### WHAT TO PRODUCE
Reproduce all the material exactly, minus any pictures it holds.

### DATA LINES
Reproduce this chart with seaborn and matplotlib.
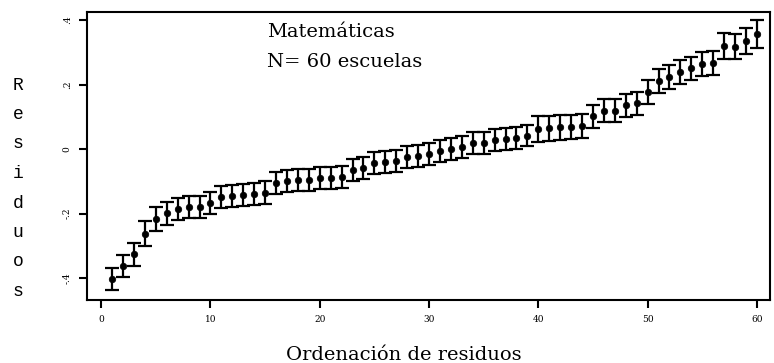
import numpy as np
import pandas as pd
import matplotlib
matplotlib.use("Agg")
import matplotlib.pyplot as plt
import seaborn as sns

rank = list(range(1, 61))
residuo = [-0.403, -0.363, -0.326, -0.262, -0.216, -0.199, -0.186, -0.181, -0.179, -0.167,
           -0.150, -0.146, -0.142, -0.140, -0.135, -0.104, -0.099, -0.095, -0.095, -0.091,
           -0.089, -0.086, -0.066, -0.060, -0.043, -0.040, -0.038, -0.024, -0.022, -0.014,
           -0.007, -0.001, 0.006, 0.018, 0.019, 0.028, 0.030, 0.033, 0.042, 0.063,
           0.064, 0.067, 0.068, 0.072, 0.102, 0.119, 0.119, 0.136, 0.142, 0.177,
           0.211, 0.223, 0.240, 0.250, 0.263, 0.268, 0.319, 0.318, 0.336, 0.356]
error = [0.034, 0.035, 0.036, 0.039, 0.037, 0.035, 0.034, 0.034, 0.034, 0.034,
         0.034, 0.034, 0.034, 0.034, 0.035, 0.034, 0.034, 0.034, 0.034, 0.034,
         0.034, 0.034, 0.034, 0.034, 0.034, 0.034, 0.034, 0.034, 0.034, 0.034,
         0.034, 0.034, 0.034, 0.034, 0.034, 0.034, 0.034, 0.034, 0.034, 0.040,
         0.038, 0.038, 0.038, 0.038, 0.036, 0.036, 0.036, 0.036, 0.036, 0.037,
         0.037, 0.037, 0.037, 0.037, 0.037, 0.037, 0.040, 0.040, 0.040, 0.043]
xticks = [0, 10, 20, 30, 40, 50, 60]
yticks = [-0.4, -0.2, 0.0, 0.2, 0.4]
ytick_labels = ["-.4", "-.2", "0", ".2", ".4"]

df = pd.DataFrame({"rank": rank, "residuo": residuo, "error": error})

sns.set_theme(style="white")
plt.rcParams["font.family"] = ["DejaVu Serif"]
plt.rcParams["text.color"] = "black"
plt.rcParams["xtick.color"] = "black"
plt.rcParams["ytick.color"] = "black"

W, H = 774, 363
fig = plt.figure(figsize=(W / 100, H / 100), dpi=100)
ax = fig.add_axes([87 / W, 1 - 300 / H, (770 - 87) / W, (300 - 12) / H])

ax.errorbar(df["rank"], df["residuo"], yerr=df["error"], fmt="none",
            ecolor="black", elinewidth=1.6, capsize=5, capthick=1.6, zorder=2)
sns.scatterplot(data=df, x="rank", y="residuo", ax=ax, color="black",
                s=22, edgecolor="black", linewidth=0.5, zorder=3, legend=False)

ax.set_xlim(-1.3, 61.2)
ax.set_ylim(-0.468, 0.425)
ax.set_xticks(xticks)
ax.set_xticklabels([str(t) for t in xticks], fontsize=6.5)
ax.set_yticks(yticks)
ax.set_yticklabels(ytick_labels, fontsize=6.5, rotation=90, va="center")
ax.tick_params(axis="both", direction="out", length=6, width=1.5, color="black",
               labelcolor="black", bottom=True, left=True, pad=5)
for sp in ax.spines.values():
    sp.set_linewidth(1.5)
    sp.set_color("black")

ax.set_xlabel("")
ax.set_ylabel("")
fig.text(404 / W, 1 - 360 / H, "Ordenación de residuos", fontsize=14,
         color="black", ha="center", va="baseline")

letters = "Residuos"
for i, ch in enumerate(letters):
    fig.text(18 / W, 1 - (85 + i * 29.5) / H, ch, fontsize=13, color="black",
             family="Liberation Mono", ha="center", va="center")

fig.text(267 / W, 1 - 37 / H, "Matemáticas", fontsize=14, color="black",
         ha="left", va="baseline")
fig.text(267 / W, 1 - 67 / H, "N= 60 escuelas", fontsize=14, color="black",
         ha="left", va="baseline")

fig.savefig("out.png", dpi=100)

### PROBLEM SOLUTION
Reproduce this chart with seaborn and matplotlib.
import numpy as np
import pandas as pd
import matplotlib
matplotlib.use("Agg")
import matplotlib.pyplot as plt
import seaborn as sns

rank = list(range(1, 61))
residuo = [-0.403, -0.363, -0.326, -0.262, -0.216, -0.199, -0.186, -0.181, -0.179, -0.167,
           -0.150, -0.146, -0.142, -0.140, -0.135, -0.104, -0.099, -0.095, -0.095, -0.091,
           -0.089, -0.086, -0.066, -0.060, -0.043, -0.040, -0.038, -0.024, -0.022, -0.014,
           -0.007, -0.001, 0.006, 0.018, 0.019, 0.028, 0.030, 0.033, 0.042, 0.063,
           0.064, 0.067, 0.068, 0.072, 0.102, 0.119, 0.119, 0.136, 0.142, 0.177,
           0.211, 0.223, 0.240, 0.250, 0.263, 0.268, 0.319, 0.318, 0.336, 0.356]
error = [0.034, 0.035, 0.036, 0.039, 0.037, 0.035, 0.034, 0.034, 0.034, 0.034,
         0.034, 0.034, 0.034, 0.034, 0.035, 0.034, 0.034, 0.034, 0.034, 0.034,
         0.034, 0.034, 0.034, 0.034, 0.034, 0.034, 0.034, 0.034, 0.034, 0.034,
         0.034, 0.034, 0.034, 0.034, 0.034, 0.034, 0.034, 0.034, 0.034, 0.040,
         0.038, 0.038, 0.038, 0.038, 0.036, 0.036, 0.036, 0.036, 0.036, 0.037,
         0.037, 0.037, 0.037, 0.037, 0.037, 0.037, 0.040, 0.040, 0.040, 0.043]
xticks = [0, 10, 20, 30, 40, 50, 60]
yticks = [-0.4, -0.2, 0.0, 0.2, 0.4]
ytick_labels = ["-.4", "-.2", "0", ".2", ".4"]

df = pd.DataFrame({"rank": rank, "residuo": residuo, "error": error})

sns.set_theme(style="white")
plt.rcParams["font.family"] = ["DejaVu Serif"]
plt.rcParams["text.color"] = "black"
plt.rcParams["xtick.color"] = "black"
plt.rcParams["ytick.color"] = "black"

W, H = 774, 363
fig = plt.figure(figsize=(W / 100, H / 100), dpi=100)
ax = fig.add_axes([87 / W, 1 - 300 / H, (770 - 87) / W, (300 - 12) / H])

ax.errorbar(df["rank"], df["residuo"], yerr=df["error"], fmt="none",
            ecolor="black", elinewidth=1.6, capsize=5, capthick=1.6, zorder=2)
sns.scatterplot(data=df, x="rank", y="residuo", ax=ax, color="black",
                s=22, edgecolor="black", linewidth=0.5, zorder=3, legend=False)

ax.set_xlim(-1.3, 61.2)
ax.set_ylim(-0.468, 0.425)
ax.set_xticks(xticks)
ax.set_xticklabels([str(t) for t in xticks], fontsize=6.5)
ax.set_yticks(yticks)
ax.set_yticklabels(ytick_labels, fontsize=6.5, rotation=90, va="center")
ax.tick_params(axis="both", direction="out", length=6, width=1.5, color="black",
               labelcolor="black", bottom=True, left=True, pad=5)
for sp in ax.spines.values():
    sp.set_linewidth(1.5)
    sp.set_color("black")

ax.set_xlabel("")
ax.set_ylabel("")
fig.text(404 / W, 1 - 360 / H, "Ordenación de residuos", fontsize=14,
         color="black", ha="center", va="baseline")

letters = "Residuos"
for i, ch in enumerate(letters):
    fig.text(18 / W, 1 - (85 + i * 29.5) / H, ch, fontsize=13, color="black",
             family="Liberation Mono", ha="center", va="center")

fig.text(267 / W, 1 - 37 / H, "Matemáticas", fontsize=14, color="black",
         ha="left", va="baseline")
fig.text(267 / W, 1 - 67 / H, "N= 60 escuelas", fontsize=14, color="black",
         ha="left", va="baseline")

fig.savefig("out.png", dpi=100)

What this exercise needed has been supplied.